Govt to go in for long term bonds to fund fiscal deficit

The 2020-21 Financial Year budget of the government has a gaping and record fiscal deficit hole of 7.36 percent or Nu 15.329 billion (bn).

Of this amount the government plans to borrow Nu 13.592 bn from the domestic borrowings.

While a portion of this amount will be met with the usual Treasury Bills (T-Bills) the problem with T-Bills are that they are only short-term borrowings that are not convenient be used for long-term projects. T-Bills have to be renewed every three months or so.

The government availed T-Bills of Nu 1.6 bn in June 2020 alone to meet short term cash management.

The Finance Minister Namgay Tshering said that to address fiscal deficit the government will issue long term bonds.

He said the bonds will be bought by the Financial Institutions (FIs) for a certain interest rate and they can be redeemed later.

Lyonpo said that the money raised from the bonds will be pumped into the budgetary systems and be used for capital works.

According to Investopedia a government bond is a debt security issued by a government to support government spending and obligations. Government bonds can pay periodic interest payments called coupon payments. Government bonds issued by national governments are often considered low-risk investments since the issuing government backs them.

The minister said that the government has not yet decided how much amount of bonds will be floated for sale to FIs, but it would be a substantial amount given the limited life period of T-Bills.

He said the final amount will depend on the situation through the year as if the COVID-19 situation worsens then some works would be shelved and so there may not be as much requirement for bonds. On the other hand, if the situation remains the same and revenue does not match up then more bonds would be in order.

Lyonpo said that the bonds will be floated in a cautious manner so as not to overcrowd the market for private players.

The minister also pointed out how bonds can be helpful for FIs as well. He said that banks have to keep around 20 percent of their deposits at a Statutory Liquidity Requirement (SLR) with RMA.

He said the banks can use some of this SLR money to buy bonds and earn income on money they ordinarily would not be able to make money off.

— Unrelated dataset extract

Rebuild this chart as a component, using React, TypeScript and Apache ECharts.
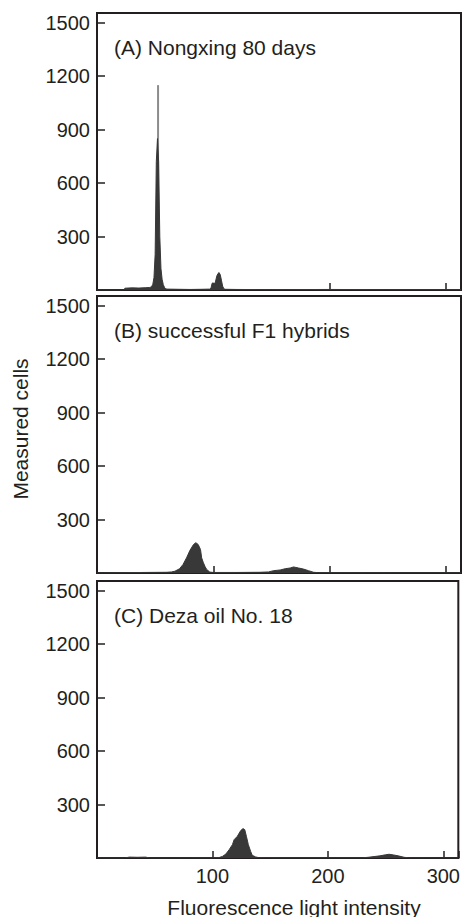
import React, { useEffect, useRef } from 'react';
import * as echarts from 'echarts';

// ---------- data ----------
const xTickValues = [100, 200, 300];
const yTickValues = [300, 600, 900, 1200, 1500];
const panelLabels = ['(A) Nongxing 80 days', '(B) successful F1 hybrids', '(C) Deza oil No. 18'];
const xAxisTitle = 'Fluorescence light intensity';
const yAxisTitle = 'Measured cells';

// Panel A: Nongxing 80 days
const xA = [0, 23, 24, 30, 36, 42, 45, 46, 47, 48, 49, 50, 51, 52, 53, 54, 55, 56, 57, 58, 59, 60, 70, 80, 90, 97, 98, 99, 100, 101, 102, 103, 104, 105, 106, 107, 108, 109, 110, 120, 150, 200, 250, 313];
const yA = [0, 0, 10, 12, 11, 13, 14, 16, 20, 32, 70, 200, 720, 850, 720, 300, 120, 60, 30, 15, 8, 5, 4, 3, 4, 5, 10, 38, 40, 30, 50, 78, 92, 98, 85, 55, 22, 8, 4, 3, 2, 3, 2, 2];
// lighter top of the main peak of panel A
const xAPeakTop = [52.5];
const yAPeakTop = [1150];

// Panel B: successful F1 hybrids
const xB = [0, 40, 60, 64, 67, 71, 74, 77, 80, 83, 85, 87, 89, 90, 91.5, 93, 94.3, 97, 100, 120, 140, 147.5, 151.8, 157.5, 161.8, 166.1, 169, 173.3, 177.6, 181.9, 186.2, 190, 250, 313];
const yB = [0, 3, 4, 6, 10, 24, 48, 85, 128, 160, 170, 160, 132, 85, 57, 35, 20, 5, 3, 3, 4, 6, 13, 17, 24, 28, 34, 28, 22, 13, 4, 2, 1, 1];

// Panel C: Deza oil No. 18
const xC = [0, 24, 28, 35, 42, 46, 60, 100, 106, 108.7, 111.6, 114.5, 117.3, 118.8, 121.6, 124.5, 126.5, 128, 129.4, 131.1, 133.1, 134.5, 137.4, 140, 160, 200, 230, 235, 240, 245, 250, 253, 257, 261, 266, 270, 313];
const yC = [0, 0, 5, 4, 5, 0, 0, 1, 3, 9, 22, 47, 75, 103, 122, 154, 165, 159, 122, 75, 37, 15, 6, 2, 1, 1, 1, 4, 8, 12, 18, 21, 17, 12, 4, 1, 0];

// ---------- styling / layout ----------
const FONT = '"Liberation Sans", Arial, Helvetica, sans-serif';
const INK = '#231f20';
const FILL = '#383838';
const gridTops = [13, 296, 581];
const gridHeight = 277;
const X_MIN = 0;
const X_MAX = 313;
const Y_MAX = 1555;

const zip = (xs: number[], ys: number[]) => xs.map((x, i) => [x, ys[i]]);

export default function App() {
  const ref = useRef<HTMLDivElement>(null);

  useEffect(() => {
    if (!ref.current) return;
    const chart = echarts.init(ref.current, undefined, { renderer: 'svg' });

    const grids = gridTops.map((top) => ({
      left: 97,
      right: 2,
      top,
      height: gridHeight,
      show: true,
      borderColor: INK,
      borderWidth: 2,
      backgroundColor: 'transparent',
    }));

    const xAxes = gridTops.map((_, i) => ({
      type: 'value',
      gridIndex: i,
      min: X_MIN,
      max: X_MAX,
      interval: 100,
      axisLine: { show: true, lineStyle: { color: INK, width: 2 } },
      axisTick: { show: true, inside: true, length: 7, lineStyle: { color: INK, width: 1.5 } },
      axisLabel: {
        show: i === 2,
        color: INK,
        fontSize: 20,
        fontFamily: FONT,
        margin: 8,
        formatter: (v: number) => (xTickValues.includes(v) ? String(v) : ''),
      },
      splitLine: { show: false },
    }));

    const yAxes = gridTops.map((_, i) => ({
      type: 'value',
      gridIndex: i,
      min: 0,
      max: Y_MAX,
      interval: 300,
      axisLine: { show: true, lineStyle: { color: INK, width: 2 } },
      axisTick: { show: true, inside: true, length: 8, lineStyle: { color: INK, width: 1.5 } },
      axisLabel: {
        color: INK,
        fontSize: 20,
        fontFamily: FONT,
        margin: 7,
        formatter: (v: number) => (yTickValues.includes(v) ? String(v) : ''),
      },
      splitLine: { show: false },
    }));

    const areaSeries = (data: number[][], idx: number) => ({
      type: 'line',
      xAxisIndex: idx,
      yAxisIndex: idx,
      data,
      symbol: 'none',
      lineStyle: { color: FILL, width: 1 },
      areaStyle: { color: FILL, opacity: 1 },
      z: 3,
    });

    const graphic: any[] = panelLabels.map((t, i) => ({
      type: 'text',
      x: 114,
      y: gridTops[i] + 34,
      style: {
        text: t,
        fill: INK,
        font: `21px ${FONT}`,
        verticalAlign: 'middle',
        align: 'left',
      },
    }));
    graphic.push({
      type: 'text',
      x: 20,
      y: 429,
      rotation: Math.PI / 2,
      style: { text: yAxisTitle, fill: INK, font: `21px ${FONT}`, align: 'center', verticalAlign: 'middle' },
    });
    graphic.push({
      type: 'text',
      x: 294,
      y: 907,
      style: { text: xAxisTitle, fill: INK, font: `21px ${FONT}`, align: 'center', verticalAlign: 'middle' },
    });

    chart.setOption({
      animation: false,
      grid: grids,
      xAxis: xAxes,
      yAxis: yAxes,
      series: [
        {
          type: 'bar',
          xAxisIndex: 0,
          yAxisIndex: 0,
          data: zip(xAPeakTop, yAPeakTop),
          barWidth: 2,
          itemStyle: { color: '#8c8c8c' },
          z: 2,
        },
        areaSeries(zip(xA, yA), 0),
        areaSeries(zip(xB, yB), 1),
        areaSeries(zip(xC, yC), 2),
      ],
      graphic,
    });

    return () => chart.dispose();
  }, []);

  return (
    <div
      ref={ref}
      style={{ position: 'fixed', left: 0, top: 0, width: 463, height: 917, background: '#fff' }}
    />
  );
}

Lyonpo said that the issuance of bonds will also help in liquidity in the market as the government will be pumping that money into capital projects.

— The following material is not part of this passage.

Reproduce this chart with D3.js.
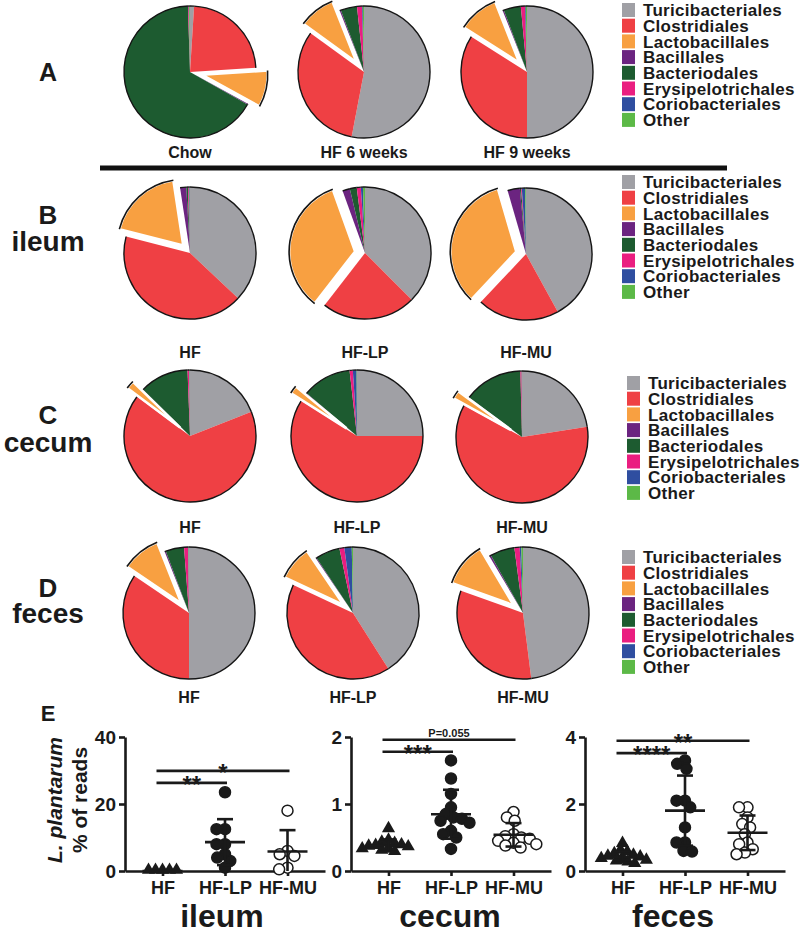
<!DOCTYPE html>
<html><head><meta charset="utf-8">
<script src="https://cdn.jsdelivr.net/npm/d3@7"></script>
<style>
body{margin:0;background:#fff}
text{font-family:"Liberation Sans",Arial,Helvetica,sans-serif;font-weight:bold;fill:#1a1a1a}
</style>
</head><body>
<svg id="c" width="800" height="933" xmlns="http://www.w3.org/2000/svg"></svg>
<script>
// ---------------- DATA ----------------
const orders = ["Turicibacteriales","Clostridiales","Lactobacillales","Bacillales","Bacteriodales","Erysipelotrichales","Coriobacteriales","Other"];
const orderColors = ["#a0a0a5","#ef4044","#f8a041","#6b2480","#1d5b30","#ea1e80","#2f4ea0","#5cb947"];

// Panel A (% of reads per order)
const pieA_labels = ["Chow","HF 6 weeks","HF 9 weeks"];
const pieA_chow = [1, 23, 9, 0.2, 66.3, 0.2, 0.1, 0.2];
const pieA_hf6  = [53, 32, 9, 0.3, 4, 1.2, 0.2, 0.3];
const pieA_hf9  = [50, 34, 10, 0.3, 4.2, 1, 0.2, 0.3];
// Panel B ileum
const groups = ["HF","HF-LP","HF-MU"];
const pieB_hf   = [37, 42, 18.6, 1.5, 0.4, 0.2, 0.2, 0.1];
const pieB_hflp = [37.5, 23, 34, 1.8, 1.7, 1, 0.5, 0.5];
const pieB_hfmu = [42, 20, 33.5, 3, 0.3, 0.2, 0.8, 0.2];
// Panel C cecum
const pieC_hf   = [19, 66.2, 2.1, 0.1, 12, 0.4, 0.1, 0.1];
const pieC_hflp = [25, 59, 2.0, 0.2, 12, 0.8, 0.9, 0.1];
const pieC_hfmu = [22.5, 60.5, 2.1, 0.1, 14.4, 0.3, 0.05, 0.05];
// Panel D feces
const pieD_hf   = [50, 34.5, 9.5, 0.3, 4.5, 1, 0.1, 0.1];
const pieD_hflp = [41, 41, 8.5, 0.2, 6, 1.2, 1.8, 0.3];
const pieD_hfmu = [48, 32.5, 11, 0.4, 6, 1.3, 0.4, 0.4];

// Panel E: L. plantarum % of reads
const ileum_HF   = [0, 0, 0, 0, 0];
const ileum_HFLP = [23.5, 12.5, 12.5, 8, 8, 5, 4, 3, 1];
const ileum_HFMU = [18, 6, 5, 4.5, 1, 0.5];
const cecum_HF   = [0.62, 0.45, 0.42, 0.40, 0.38, 0.37, 0.36, 0.35, 0.33, 0.32, 0.30, 0.28];
const cecum_HFLP = [1.65, 1.38, 1.15, 0.95, 0.85, 0.8, 0.78, 0.75, 0.72, 0.6, 0.55, 0.5, 0.33];
const cecum_HFMU = [0.88, 0.8, 0.75, 0.55, 0.52, 0.5, 0.48, 0.45, 0.42, 0.40, 0.38, 0.35];
const feces_HF   = [0.8, 0.6, 0.55, 0.5, 0.45, 0.42, 0.4, 0.38, 0.35, 0.3, 0.28, 0.25, 0.2];
const feces_HFLP = [3.3, 3.2, 3.05, 2.1, 2.1, 1.9, 1.3, 0.85, 0.85, 0.6, 0.58];
const feces_HFMU = [1.9, 1.9, 1.6, 1.4, 1.3, 1.1, 0.85, 0.8, 0.65, 0.55, 0.5];
const ileum_ticks = [0, 20, 40];
const cecum_ticks = [0, 1, 2];
const feces_ticks = [0, 2, 4];
// significance: [from group, to group, y value, label]
const ileum_sig = [["HF","HF-LP",26.3,"**"],["HF","HF-MU",29.9,"*"]];
const cecum_sig = [["HF","HF-LP",1.78,"***"],["HF","HF-MU",1.96,"P=0.055"]];
const feces_sig = [["HF","HF-LP",3.52,"****"],["HF","HF-MU",3.89,"**"]];

// ---------------- DRAW ----------------
const svg = d3.select("#c");
const R = 66;

function drawPie(cx, cy, vals, explodeIdx, offset, label, labelY) {
  const arcs = d3.pie().sort(null).value(d => d).startAngle(0).endAngle(2*Math.PI)(vals);
  const arc = d3.arc().innerRadius(0).outerRadius(R);
  const rim = d3.arc().innerRadius(R).outerRadius(R);
  const g = svg.append("g").attr("transform", `translate(${cx},${cy})`);
  arcs.forEach((a, i) => { if (i !== explodeIdx) g.append("path").attr("d", arc(a)).attr("fill", orderColors[i]); });
  arcs.forEach((a, i) => { if (i !== explodeIdx) g.append("path").attr("d", rim(a)).attr("fill", "none").attr("stroke", "#151515").attr("stroke-width", 1.4); });
  const a = arcs[explodeIdx];
  const mid = (a.startAngle + a.endAngle) / 2;
  const ge = g.append("g").attr("transform", `translate(${Math.sin(mid)*offset},${-Math.cos(mid)*offset})`);
  ge.append("path").attr("d", arc(a)).attr("fill", orderColors[explodeIdx]).attr("stroke", "#fff").attr("stroke-width", 2.6);
  ge.append("path").attr("d", rim(a)).attr("fill", "none").attr("stroke", "#151515").attr("stroke-width", 1.6);
  svg.append("text").attr("x", cx).attr("y", labelY).attr("text-anchor", "middle").attr("font-size", 16).text(label);
}

function drawLegend(x0, y0) {
  const step = 15.7;
  orders.forEach((o, i) => {
    svg.append("rect").attr("x", x0).attr("y", y0 + i*step - 7).attr("width", 13).attr("height", 14).attr("fill", orderColors[i]);
    svg.append("text").attr("x", x0 + 21).attr("y", y0 + i*step).attr("dy", "0.36em")
      .attr("font-size", 17).attr("letter-spacing", 0.3).text(o);
  });
}

// Row A
drawPie(190, 72, pieA_chow, 2, 12, pieA_labels[0], 158);
drawPie(364, 72, pieA_hf6, 2, 12, pieA_labels[1], 158);
drawPie(527, 72, pieA_hf9, 2, 12, pieA_labels[2], 158);
drawLegend(622, 10);
svg.append("line").attr("x1", 100).attr("x2", 727).attr("y1", 168).attr("y2", 168).attr("stroke", "#111").attr("stroke-width", 5);

// Row B
drawPie(190, 253, pieB_hf, 2, 10, groups[0], 358);
drawPie(365, 253, pieB_hflp, 2, 10, groups[1], 358);
drawPie(526, 254, pieB_hfmu, 2, 10, groups[2], 358);
drawLegend(622, 182);
// Row C
drawPie(190, 436, pieC_hf, 2, 13, groups[0], 533);
drawPie(357, 436, pieC_hflp, 2, 13, groups[1], 533);
drawPie(522, 437, pieC_hfmu, 2, 13, groups[2], 533);
drawLegend(627, 383);
// Row D
drawPie(189, 613, pieD_hf, 2, 12, groups[0], 703);
drawPie(353, 613, pieD_hflp, 2, 12, groups[1], 703);
drawPie(523, 613, pieD_hfmu, 2, 12, groups[2], 703);
drawLegend(622, 557);

// panel letters
function letter(t, x, y, fs) { svg.append("text").attr("x", x).attr("y", y).attr("text-anchor", "middle").attr("font-size", fs).text(t); }
letter("A", 48, 81, 25);
letter("B", 48, 224, 26); letter("ileum", 48, 251, 28);
letter("C", 48, 424, 26); letter("cecum", 48, 452, 28);
letter("D", 48, 597, 26); letter("feces", 48, 623, 28);
letter("E", 48, 721, 22);

// ---------- Panel E ----------
function beeswarm(vals, y, D) {
  const placed = [], res = [];
  vals.forEach((v, i) => {
    const yy = y(v);
    const forb = [];
    placed.forEach(p => { const dy = Math.abs(p.y - yy); if (dy < D) { const w = Math.sqrt(D*D - dy*dy); forb.push([p.x - w, p.x + w]); } });
    const cands = [0]; forb.forEach(f => cands.push(f[0], f[1]));
    cands.sort((a, b) => Math.abs(a) - Math.abs(b));
    let x = 0;
    for (const c of cands) { if (forb.every(f => c <= f[0] + 1e-6 || c >= f[1] - 1e-6)) { x = c; break; } }
    placed.push({x, y: yy}); res.push(x);
  });
  return res;
}

function scatter(x0, data, ticks, sig, title, titleX) {
  const y = d3.scaleLinear().domain([0, ticks[ticks.length-1]]).range([871, 737]);
  const x = d3.scalePoint().domain(groups).range([x0, x0 + 200]).padding(0.6);
  const g = svg.append("g");
  const ya = g.append("g").attr("transform", `translate(${x0},0)`)
    .call(d3.axisLeft(y).tickValues(ticks).tickSize(6).tickSizeOuter(0).tickPadding(3).tickFormat(d3.format("d")));
  const xa = g.append("g").attr("transform", `translate(0,${y(0)})`)
    .call(d3.axisBottom(x).tickSize(5).tickSizeOuter(0).tickPadding(5));
  [ya, xa].forEach(a => {
    a.selectAll("path,line").attr("stroke", "#1a1a1a").attr("stroke-width", 2.6);
    a.selectAll("text").attr("font-size", 18).attr("font-family", "Liberation Sans, Arial, sans-serif").attr("font-weight", "bold").attr("fill", "#1a1a1a");
  });
  ya.selectAll("text").attr("font-size", 19);
  data.forEach((vals, gi) => {
    const cx = x(groups[gi]);
    const offs = beeswarm(vals, y, gi === 0 ? 7 : 8.5);
    vals.forEach((v, i) => {
      if (gi === 0) {
        g.append("path").attr("d", d3.symbol(d3.symbolTriangle, 75)())
          .attr("transform", `translate(${cx + offs[i]},${y(v) - 1})`).attr("fill", "#1a1a1a");
      } else {
        g.append("circle").attr("cx", cx + offs[i]).attr("cy", y(v)).attr("r", 5.5)
          .attr("fill", gi === 1 ? "#1a1a1a" : "#fff").attr("stroke", "#1a1a1a").attr("stroke-width", 1.5);
      }
    });
    const m = d3.mean(vals), sd = d3.deviation(vals) || 0;
    const ln = (x1, y1, x2, y2) => g.append("line").attr("x1", x1).attr("y1", y1).attr("x2", x2).attr("y2", y2)
      .attr("stroke", "#1a1a1a").attr("stroke-width", 2.6);
    ln(cx - 20, y(m), cx + 20, y(m));
    if (sd > 0) {
      const lo = Math.max(0, m - sd);
      ln(cx, y(m + sd), cx, y(lo));
      ln(cx - 8, y(m + sd), cx + 8, y(m + sd));
      if (m - sd > 0) ln(cx - 8, y(lo), cx + 8, y(lo));
    }
  });
  sig.forEach(s => {
    const xa1 = x(s[0]) - 6, xa2 = x(s[1]) + 2, yy = y(s[2]);
    g.append("line").attr("x1", xa1).attr("x2", xa2).attr("y1", yy).attr("y2", yy).attr("stroke", "#1a1a1a").attr("stroke-width", 2.6);
    const isP = s[3].startsWith("P");
    g.append("text").attr("x", (xa1 + xa2) / 2).attr("y", isP ? yy - 3 : yy + 10)
      .attr("text-anchor", "middle").attr("font-size", isP ? 11 : 24).text(s[3]);
  });
  svg.append("text").attr("x", titleX).attr("y", 927).attr("text-anchor", "middle").attr("font-size", 32).text(title);
}

scatter(125, [ileum_HF, ileum_HFLP, ileum_HFMU], ileum_ticks, ileum_sig, "ileum", 222);
scatter(351, [cecum_HF, cecum_HFLP, cecum_HFMU], cecum_ticks, cecum_sig, "cecum", 450);
scatter(585, [feces_HF, feces_HFLP, feces_HFMU], feces_ticks, feces_sig, "feces", 673);

const yt = svg.append("g").attr("transform", "translate(0,800)");
yt.append("text").attr("transform", "translate(62,0) rotate(-90)").attr("text-anchor", "middle").attr("font-size", 21)
  .attr("font-style", "italic").text("L. plantarum");
yt.append("text").attr("transform", "translate(87,0) rotate(-90)").attr("text-anchor", "middle").attr("font-size", 21).text("% of reads");
</script>
</body></html>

However, a banker on the condition of anonymity said that it will be important to ensure that the government does not mop of so much money from the FIs through bonds that there is not enough left to borrow to the private sector.

He said that banks will always prefer to buy government bonds even though the income is less than a commercial loan as a bond is backed by the government and hence is risk free.

He said this is especially relevant at a time when the Non Performing Loans (NPL) are high and the banks are  risk averse.

The banker, however, said that using the bond money to finance capital projects will help stimulate the economy.

Banks have requested the RMA to reduce the SLR from 20 to 15 percent which would release Nu 6 bn but RMA has not relented so far.

According to the Budget the regular issuance of long term bonds will help to develop the domestic debt market, apart from helping the government to meet its financing requirements.

It says the regular issuance of long-term bonds would build a bench mark yield curve, providing a pricing reference to private and corporate entities for issuance of bonds.

 It says increased primary issuances could spur secondary market transactions and will promote a vibrant domestic capital market.